● DATA FOR THIS TASK
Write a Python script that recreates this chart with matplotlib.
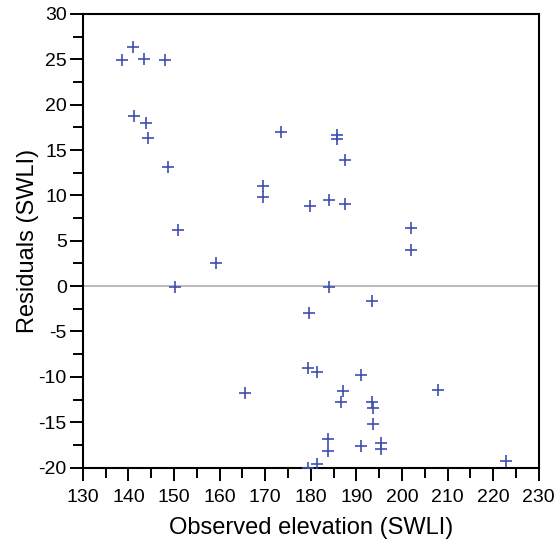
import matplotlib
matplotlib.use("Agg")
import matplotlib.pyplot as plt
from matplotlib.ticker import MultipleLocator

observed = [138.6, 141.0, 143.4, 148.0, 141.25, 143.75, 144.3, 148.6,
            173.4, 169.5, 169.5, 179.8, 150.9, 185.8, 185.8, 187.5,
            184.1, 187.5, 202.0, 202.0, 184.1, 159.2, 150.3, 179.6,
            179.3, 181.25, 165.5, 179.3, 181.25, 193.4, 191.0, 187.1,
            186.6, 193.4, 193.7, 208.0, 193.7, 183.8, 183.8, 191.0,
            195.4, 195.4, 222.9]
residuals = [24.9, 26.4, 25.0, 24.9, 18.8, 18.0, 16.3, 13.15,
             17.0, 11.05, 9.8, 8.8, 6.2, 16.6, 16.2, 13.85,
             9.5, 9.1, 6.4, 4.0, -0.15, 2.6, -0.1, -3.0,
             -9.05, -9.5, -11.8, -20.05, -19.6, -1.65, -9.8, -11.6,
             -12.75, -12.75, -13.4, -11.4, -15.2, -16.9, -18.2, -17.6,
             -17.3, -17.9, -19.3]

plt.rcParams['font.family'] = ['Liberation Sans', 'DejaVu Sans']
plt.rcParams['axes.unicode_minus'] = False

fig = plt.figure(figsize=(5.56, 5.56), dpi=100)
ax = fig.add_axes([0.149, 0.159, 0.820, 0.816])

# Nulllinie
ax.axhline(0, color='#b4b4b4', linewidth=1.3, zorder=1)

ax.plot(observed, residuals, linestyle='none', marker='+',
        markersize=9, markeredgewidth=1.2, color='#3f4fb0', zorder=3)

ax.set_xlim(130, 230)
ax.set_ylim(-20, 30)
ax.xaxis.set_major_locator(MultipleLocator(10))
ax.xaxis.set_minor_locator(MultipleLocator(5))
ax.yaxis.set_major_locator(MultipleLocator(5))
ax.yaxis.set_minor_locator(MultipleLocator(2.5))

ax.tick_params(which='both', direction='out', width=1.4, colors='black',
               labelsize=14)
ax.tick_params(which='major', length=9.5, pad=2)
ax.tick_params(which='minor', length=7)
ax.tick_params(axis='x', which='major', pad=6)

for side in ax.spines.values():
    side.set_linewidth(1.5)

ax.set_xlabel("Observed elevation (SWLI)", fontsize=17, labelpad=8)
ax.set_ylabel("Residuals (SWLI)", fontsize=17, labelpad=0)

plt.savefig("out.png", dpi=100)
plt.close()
==
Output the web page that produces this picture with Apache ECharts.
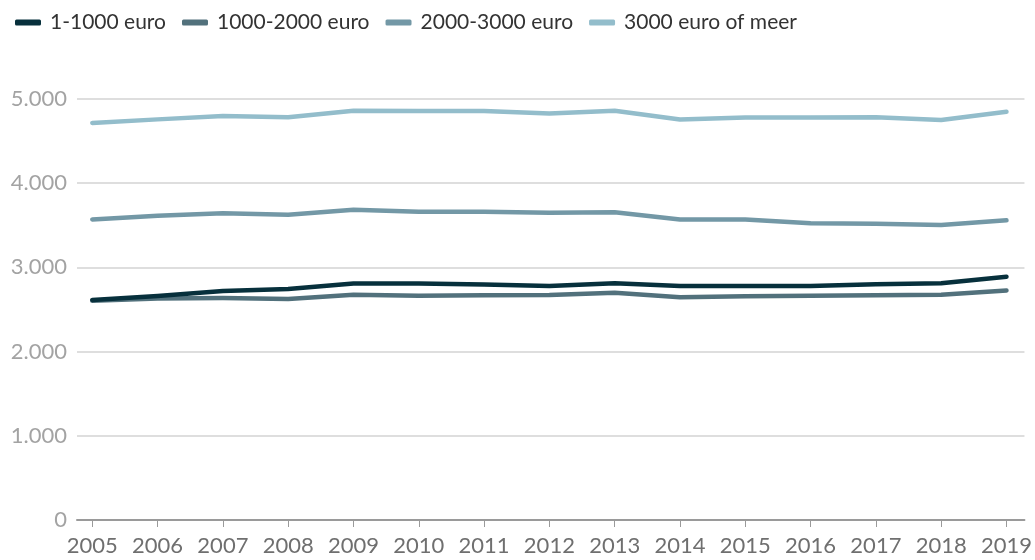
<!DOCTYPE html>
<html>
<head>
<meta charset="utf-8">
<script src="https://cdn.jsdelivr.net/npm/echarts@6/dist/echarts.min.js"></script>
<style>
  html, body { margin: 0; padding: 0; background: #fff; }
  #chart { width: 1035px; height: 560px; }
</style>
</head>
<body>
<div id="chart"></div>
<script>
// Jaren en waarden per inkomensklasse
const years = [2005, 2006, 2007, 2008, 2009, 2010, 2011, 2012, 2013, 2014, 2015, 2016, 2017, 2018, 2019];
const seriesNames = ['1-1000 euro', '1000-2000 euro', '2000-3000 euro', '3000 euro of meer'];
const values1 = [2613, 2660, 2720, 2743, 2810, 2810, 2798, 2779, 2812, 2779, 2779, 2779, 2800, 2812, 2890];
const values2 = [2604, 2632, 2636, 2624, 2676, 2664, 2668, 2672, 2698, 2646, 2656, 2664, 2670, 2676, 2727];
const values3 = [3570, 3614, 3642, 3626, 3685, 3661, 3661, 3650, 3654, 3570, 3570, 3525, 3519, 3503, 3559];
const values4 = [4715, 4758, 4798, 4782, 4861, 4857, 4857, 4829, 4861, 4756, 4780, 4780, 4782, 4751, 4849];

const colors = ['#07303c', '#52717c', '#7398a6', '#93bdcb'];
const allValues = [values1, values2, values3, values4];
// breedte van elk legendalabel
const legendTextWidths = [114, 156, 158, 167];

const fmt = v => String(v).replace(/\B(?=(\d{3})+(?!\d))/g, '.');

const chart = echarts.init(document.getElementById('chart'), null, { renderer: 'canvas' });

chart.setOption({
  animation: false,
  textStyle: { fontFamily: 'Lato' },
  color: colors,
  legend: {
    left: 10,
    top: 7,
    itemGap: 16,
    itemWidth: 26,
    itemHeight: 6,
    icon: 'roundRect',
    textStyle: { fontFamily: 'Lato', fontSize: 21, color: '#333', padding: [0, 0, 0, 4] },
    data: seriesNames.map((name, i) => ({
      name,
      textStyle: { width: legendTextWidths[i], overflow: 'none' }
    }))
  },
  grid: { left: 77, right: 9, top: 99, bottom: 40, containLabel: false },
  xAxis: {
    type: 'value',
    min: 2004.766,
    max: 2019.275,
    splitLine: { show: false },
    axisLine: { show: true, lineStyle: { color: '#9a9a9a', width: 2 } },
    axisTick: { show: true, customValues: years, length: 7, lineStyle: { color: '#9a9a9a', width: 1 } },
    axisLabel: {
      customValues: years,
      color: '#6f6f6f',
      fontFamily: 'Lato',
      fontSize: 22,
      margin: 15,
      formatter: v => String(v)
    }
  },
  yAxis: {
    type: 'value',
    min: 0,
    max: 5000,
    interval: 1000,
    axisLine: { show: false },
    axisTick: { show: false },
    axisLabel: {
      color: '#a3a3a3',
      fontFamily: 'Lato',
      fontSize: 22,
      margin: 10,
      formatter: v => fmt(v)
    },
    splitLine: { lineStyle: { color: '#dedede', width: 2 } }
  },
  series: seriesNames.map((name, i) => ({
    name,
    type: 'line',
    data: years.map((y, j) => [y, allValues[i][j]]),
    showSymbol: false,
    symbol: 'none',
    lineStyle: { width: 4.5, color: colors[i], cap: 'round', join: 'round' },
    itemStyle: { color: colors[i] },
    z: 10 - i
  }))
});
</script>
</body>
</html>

● EXERCISE REQUIREMENTS
Using the data above, extract exactly the lines from the one containing "Write a Python" through the one containing "plt.rcParams['axes.unicode_minus'] = False". Pictures are left out.

● ANSWER TO THE TASK
Write a Python script that recreates this chart with matplotlib.
import matplotlib
matplotlib.use("Agg")
import matplotlib.pyplot as plt
from matplotlib.ticker import MultipleLocator

observed = [138.6, 141.0, 143.4, 148.0, 141.25, 143.75, 144.3, 148.6,
            173.4, 169.5, 169.5, 179.8, 150.9, 185.8, 185.8, 187.5,
            184.1, 187.5, 202.0, 202.0, 184.1, 159.2, 150.3, 179.6,
            179.3, 181.25, 165.5, 179.3, 181.25, 193.4, 191.0, 187.1,
            186.6, 193.4, 193.7, 208.0, 193.7, 183.8, 183.8, 191.0,
            195.4, 195.4, 222.9]
residuals = [24.9, 26.4, 25.0, 24.9, 18.8, 18.0, 16.3, 13.15,
             17.0, 11.05, 9.8, 8.8, 6.2, 16.6, 16.2, 13.85,
             9.5, 9.1, 6.4, 4.0, -0.15, 2.6, -0.1, -3.0,
             -9.05, -9.5, -11.8, -20.05, -19.6, -1.65, -9.8, -11.6,
             -12.75, -12.75, -13.4, -11.4, -15.2, -16.9, -18.2, -17.6,
             -17.3, -17.9, -19.3]

plt.rcParams['font.family'] = ['Liberation Sans', 'DejaVu Sans']
plt.rcParams['axes.unicode_minus'] = False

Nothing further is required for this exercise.